Dee once bubbled...
Really? I'll have to do some research on that...thanks.
There's also pitfalls in the digital archiving process in terms of data formats: it will cost you time, effort and money to make sure that as your old PC gets upgraded every few years that all of your CD's are forward-compatible for:
1) physical format of the storage media
2) data format of the image file
3) compatibility of the reader application to your OS.
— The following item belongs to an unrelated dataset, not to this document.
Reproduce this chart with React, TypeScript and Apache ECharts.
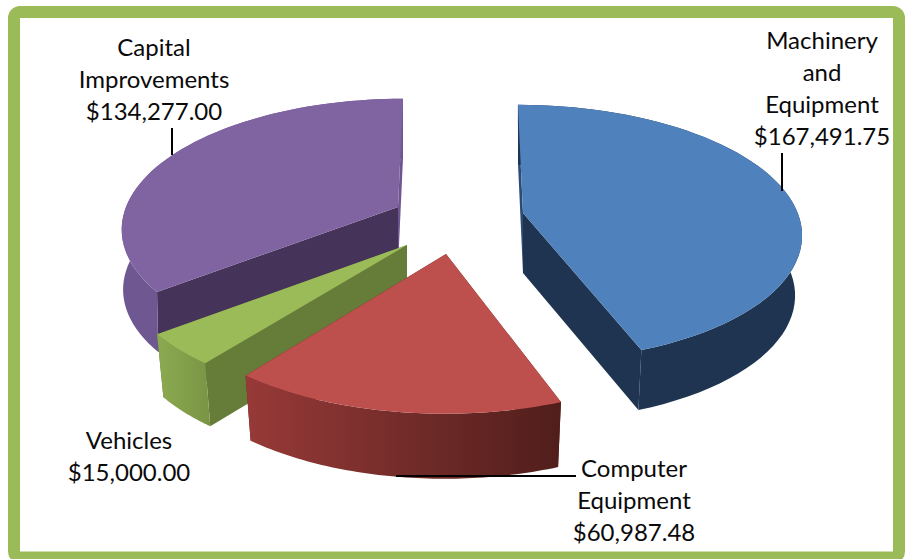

For example, let's take a disk that you saved years ago in Adobe Photoshop 2.0
Q1: Hey, where's my 5.25" floppy slot? Dang! Okay, let's say that it was new enough that you put it onto a CD: what format was the CD done in? High Sierra? Can your current PC even read the CD? Maybe, maybe not
Q2: Okay, you passed through that gate and you can see files on the CD (and they're not corrupted, etc). You crank up your current version of Photoshop, CS. CS is roughly the 8th revision; does it still offer the feature of being backwards-compatible to the ancient Photoshop 2.0 format you saved them in way-back-when? If so, you're still in business...for now: maybe the next revision of Photoshop won't support that format anymore.
Q3: But let's say that it doesn't. Fortunately, you anticipated this problem and saved a copy of the original Photoshop 2.0 Application on the CD with the image files as a "just in case". So you doubleclick the Application - - - Dang, it was a Windows 3.1 application and it doesn't run under your current OS. Whoopsie.
Granted, all of these problems are solvable by maintaining your CD collection with up-to-date formats and applications, but this takes time and money to do. For most of us, its not going to be the cost to do this, but the physical time that's going to be our "gotcha". And if anyone doesn't believe me on this one, I have a photocopier box _full_ of 400KB 3.5" floppies that I'll pay you $.50 per disk to burn onto a CD for me.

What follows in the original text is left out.